Amazingly, the non-stationary Schrodinger equation for all these models has a similar structure and is integrable with a similar technique as the famous Knizhnikov-Zamolodchikov equations of the Conformal Field Theory. I will use this to solve for their dynamics and also discuss some interesting physics that emerges at large times.

Sine-square deformation (SSD) is one example of smooth boundary conditions that have significantly smaller finite-size effects than open boundary conditions. In a one-dimensional system with SSD, the interaction strength varies smoothly from the center to the edges according to the sine-square function. Thus, the Hamiltonian of the system lacks translational symmetry. Nevertheless, previous studies have revealed that the SSD leaves the ground state of the uniform chain with periodic boundary conditions (PBC) almost unchanged for critical systems. In particular, I showed that the correspondence is exact for critical XY and quantum Ising chains. The same correspondence between SSD and PBC holds for Dirac fermions in 1+1 dimension and a family of more general conformal field theories. If time permits, I will also review more recent results and discuss the excited states of the SSD systems.

[1] H. Katsura, J. Phys. A: Math. Theor. 44, 252001 (2011); 45, 115003 (2012).

[2] I. Maruyama, H. Katsura, T. Hikihara, Phys. Rev. B 84, 165132 (2011)."

Monday, 06 August 2018

A review of the Calogero integrable model and its various generalizations will be given, with emphasis on physical properties and recent results. Topics will include integrability, the connection of these systems with fractional statistics, their matrix model and operator formulations, their various reductions and extensions, and their hydrodynamic description, properties and solitons.

Recently the upper bound on the Lyapunov exponent in thermal quantum systems was conjectured by Maldacena, Shenker and Stanford. I investigate this bound in a semi-classical dynamical system and argue the implication of this bound. Particularly I will show that this bound is related to a spontaneous energy emission in quantum mechanics. As an example, acoustic Hawking radiation in free fermi fluid will be explained through this energy emission.

Tuesday, 07 August 2018

"We consider anti-ferromagnetic spin chains with a weak frustration -just one bond in a large chain-, such as systems with an odd number of spins with periodic boundary conditions. We show that, in certain cases, a new quantum phase of matter arises in these systems. Such phase is extended, gapless, but not relativistic. The low-energy excitations have a quadratic (Galilean) spectrum. Locally, the correlation functions on the ground state do not show significant deviations compared to the not-frustrated case, but correlators involving a number of sites (or distances) scaling like the system size display new behaviors. In particular, the Von Neumann entanglement entropy is found to follow new rules, for which neither area law applies, nor one has a divergence of the entropy with the system size. Such very long range correlations are novel and of potential technological interest. We display such new phase in a few prototypical chains using numerical simulations and we study analytically the paradigmatic example of the Ising chain. Through these examples we argue that this phase emerges generally in (weakly) frustrated systems with discrete symmetries.

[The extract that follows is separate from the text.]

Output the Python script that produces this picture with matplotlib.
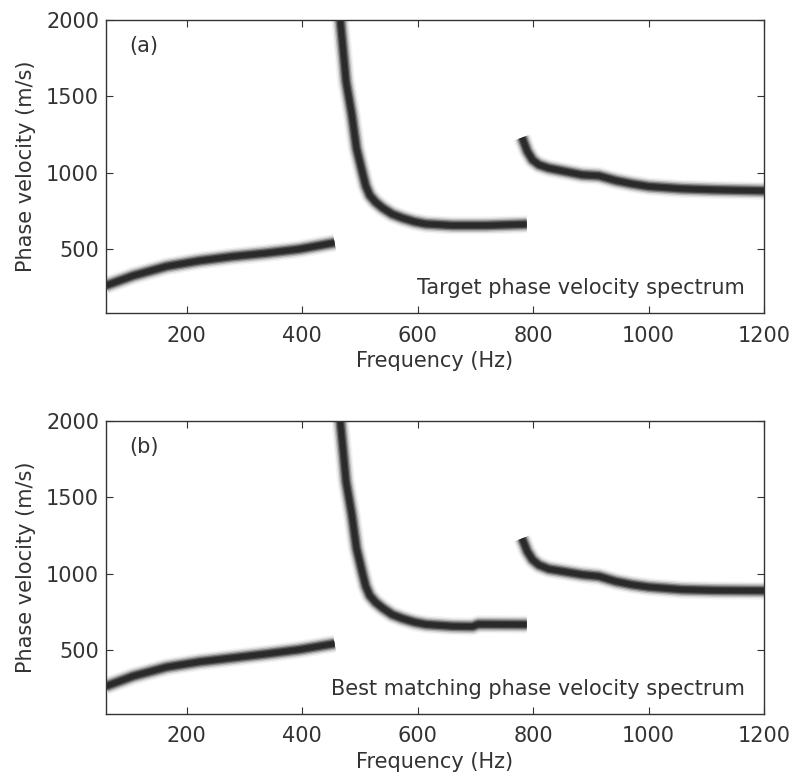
import matplotlib
matplotlib.use("Agg")
import matplotlib.pyplot as plt

# ridge picks (frequency in Hz, phase velocity in m/s)
mode1_f = [60, 107, 165, 222, 280, 338, 395, 456]
mode1_v_target = [262, 326, 387, 424, 452, 474, 500, 542]
mode1_v_best = [262, 328, 387, 422, 448, 474, 502, 541]

mode2_f_target = [466, 476, 486, 494, 505, 510, 517, 527, 539, 556, 574, 594, 614, 660, 718, 789]
mode2_v_target = [2000, 1597, 1379, 1161, 990, 915, 852, 808, 770, 729, 703, 680, 665, 655, 655, 663]
mode2_f_best = [466, 476, 486, 494, 505, 510, 517, 527, 539, 556, 574, 594, 614, 660, 695, 705, 789]
mode2_v_best = [2000, 1603, 1385, 1167, 993, 918, 856, 812, 775, 731, 705, 682, 667, 655, 653, 668, 666]

mode3_f = [781, 790, 799, 810, 827, 885, 914, 943, 972, 1000, 1058, 1116, 1200]
mode3_v_target = [1230, 1140, 1084, 1052, 1030, 986, 980, 949, 927, 910, 895, 888, 882]
mode3_v_best = [1230, 1145, 1091, 1056, 1030, 993, 982, 949, 927, 912, 895, 890, 888]

xticks = [200, 400, 600, 800, 1000, 1200]
yticks = [500, 1000, 1500, 2000]

ink = '#333333'
# blurred ridge: wide pale strokes underneath, narrow dark stroke on top
glow_widths = [13, 11, 9, 7, 5.3, 3.6]
glow_colours = ['#f4f4f4', '#dedede', '#b4b4b4', '#7a7a7a', '#454545', '#2a2a2a']

plt.rcParams['font.family'] = 'DejaVu Sans'
plt.rcParams['font.size'] = 15

fig = plt.figure(figsize=(7.92, 7.77), dpi=100)
ax_a = fig.add_axes([0.1338, 0.5968, 0.8308, 0.3775])
ax_b = fig.add_axes([0.1338, 0.0811, 0.8308, 0.3771])


def draw_panel(ax, branches, tag, caption):
    for f, v in branches:
        for lw, col in zip(glow_widths, glow_colours):
            ax.plot(f, v, color=col, lw=lw, solid_capstyle='butt', solid_joinstyle='round')
    ax.set_xlim(60, 1200)
    ax.set_ylim(80, 2000)
    ax.set_xticks(xticks)
    ax.set_yticks(yticks)
    ax.tick_params(direction='in', length=5, top=True, right=True, colors=ink,
                   labelcolor=ink, labelsize=15, pad=9)
    ax.tick_params(axis='y', pad=5)
    for sp in ax.spines.values():
        sp.set_color(ink)
        sp.set_linewidth(1.0)
    ax.set_xlabel('Frequency (Hz)', color=ink, fontsize=15, labelpad=4)
    ax.set_ylabel('Phase velocity (m/s)', color=ink, fontsize=15, labelpad=7)
    ax.text(0.036, 0.89, tag, transform=ax.transAxes, color=ink, fontsize=15,
            ha='left', va='baseline')
    ax.text(0.971, 0.066, caption, transform=ax.transAxes, color=ink, fontsize=15,
            ha='right', va='baseline')


draw_panel(ax_a, [(mode1_f, mode1_v_target), (mode2_f_target, mode2_v_target),
                  (mode3_f, mode3_v_target)],
           '(a)', 'Target phase velocity spectrum')
draw_panel(ax_b, [(mode1_f, mode1_v_best), (mode2_f_best, mode2_v_best),
                  (mode3_f, mode3_v_best)],
           '(b)', 'Best matching phase velocity spectrum')

fig.savefig('out.png', dpi=100)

[1] S.M. Giampaolo, F. Ramos, and F. Franchini, In Preparation"

The talk will discuss the form of standard two-point equilibrium spatio-temporal correlations of observables in classical integrable systems such as the Toda chain. Next we will discuss the form of the classical analogue of the Out-of-Time-Ordered-Commutator [OTOC] in such systems.

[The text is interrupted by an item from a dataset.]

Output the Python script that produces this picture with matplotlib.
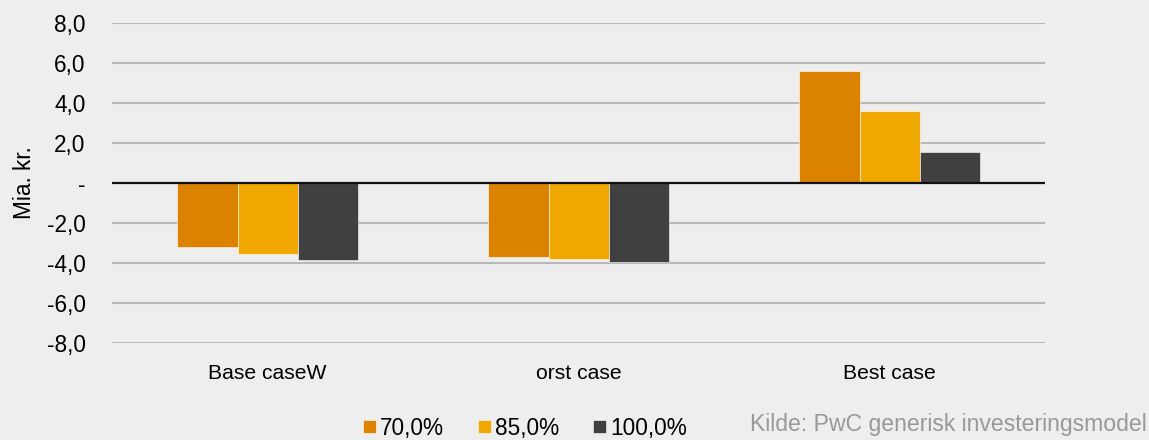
import matplotlib.pyplot as plt
import numpy as np

plt.rcParams['font.family'] = ['Liberation Sans', 'DejaVu Sans']

categories = ["Base caseW", "orst case", "Best case"]
series_names = ["70,0%", "85,0%", "100,0%"]
values = [
    [-3.18, -3.68, 5.6],    # 70,0%
    [-3.53, -3.80, 3.6],    # 85,0%
    [-3.85, -3.95, 1.53],   # 100,0%
]
colors = ["#DB8200", "#F0A800", "#404040"]
yticks = [-8, -6, -4, -2, 0, 2, 4, 6, 8]

bg = "#EEEEEE"
fig = plt.figure(figsize=(11.49, 4.4), dpi=100, facecolor=bg)
ax = fig.add_axes([0.0975, 0.2205, 0.812, 0.7272], facecolor=bg)

x = np.arange(len(categories))
w = 0.193
for i, (name, vals) in enumerate(zip(series_names, values)):
    ax.bar(x + (i - 1) * w, vals, width=w, color=colors[i], label=name,
           edgecolor="#FFFFFF", linewidth=0.4, zorder=3)

ax.set_xlim(-0.5, 2.5)
ax.set_ylim(-8, 8)
ax.set_yticks(yticks)
ax.set_yticklabels(["-" if v == 0 else ("%.1f" % v).replace(".", ",") for v in yticks])
ax.yaxis.grid(True, color="#B8B8B8", linewidth=1.5, zorder=0)
ax.axhline(0, color="#111111", linewidth=1.6, zorder=4)
for s in ax.spines.values():
    s.set_visible(False)
ax.set_xticks(x)
ax.set_xticklabels(categories, fontsize=15.2)
ax.tick_params(axis="x", length=0, pad=15)
ax.tick_params(axis="y", length=0, pad=19, labelsize=16.3)
ax.set_ylabel("Mia. kr.", fontsize=16.3, labelpad=8)

fig.legend(loc="center", bbox_to_anchor=(0.457, 0.027), ncol=3, frameon=False,
           fontsize=16.3, handlelength=0.55, handleheight=0.55, handletextpad=0.2,
           columnspacing=1.5, borderpad=0)
fig.text(0.998, 0.035, "Kilde: PwC generisk investeringsmodel", ha="right",
         va="center", fontsize=16.6, color="#999999")

plt.savefig("out.png", dpi=100, facecolor=bg)
plt.close()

The correspondence between the one-dimensional Calogero model and the two-dimensional lowest Landau level anyon model is known for some time, but the mapping between the models was so far rather formal. I will present an explicit mapping between the N-body harmonic Calogero eigenstates to the lowest Landau level eigenstates of N anyons in a harmonic trap. The mapping is achieved in terms of a convolution kernel that uses as input the scattering eigenstates of the free Calogero model on the infinite line, which are obtained in an operator formulation.

Wednesday, 08 August 2018

In everyday fluids, the viscosity is the measure of resistance to the fluid flow and has a dissipative character. Avron, Seiler, and Zograf showed that viscosity of a quantum Hall (QH) fluid at zero temperature is non-dissipative. This non-dissipative viscosity (also known as ‘odd’ or ‘Hall’ viscosity) is the antisymmetric component of the total viscosity tensor and can be non-zero for parity violating fluids. I will discuss free surface dynamics of a two-dimensional incompressible fluid with the odd viscosity (not quite quantum Hall hydro). For the case of incompressible fluids, the odd viscosity manifests itself through the free surface (no stress) boundary conditions. We first find the free surface wave solutions of hydrodynamics in the linear approximation and study the dispersion of such waves. As expected, the surface waves are chiral. In the limit of vanishing shear viscosity and gravity, we derive effective nonlinear Hamiltonian equations for the surface dynamics, generalizing the linear solutions to the weakly nonlinear case. In a small surface angle approximation, the equation of motion results in a new class of non-linear chiral dynamics which we dub as {\it chiral Burgers} equation. I will briefly discuss how this program can be extended to the free surface of quantum Hall hydrodynamics.

Thursday, 09 August 2018

I will describe new approach to integrable models from the “four-dimensional Chern-Simons theory”, in collaboration with Kevin Costello and Edward Witten. This can be thought of as an analog of the Witten’s explanation of the knot invariants via the three-dimensional Chern-Simons theory. It would be interesting to put our work in broader context of statistical physics and condensed matter physics.

Friday, 10 August 2018

I will talk about the potential instability of many-body localized systems in the presence of an ‘ergodic bubble’, a finite but large delocalized region within an insulator. I will discuss some recent arguments suggesting that for two and higher dimensions a localized system is unstable even in the presence of a single ergodic bubble. To examine these arguments, we construct several models of a finite ergodic bubble coupled to an Anderson insulator of non-interacting fermions. We first describe the ergodic region using a GOE random matrix and perform an exact diagonalization study of small systems. I will show that the results are in excellent agreement with a refined theory of the thermalization, lending strong support to the avalanche scenario. I will then talk about the limit of large system sizes by modeling the ergodic region via a Hubbard model with all-to-all random hopping. The combined system, consisting of the bubble and the insulator, can be reduced to an effective Anderson impurity problem. We find that the spectral function of a local operator in the ergodic region changes dramatically when coupled to a large number of Anderson fermions, suggesting a possible way in which the instability argument can fail.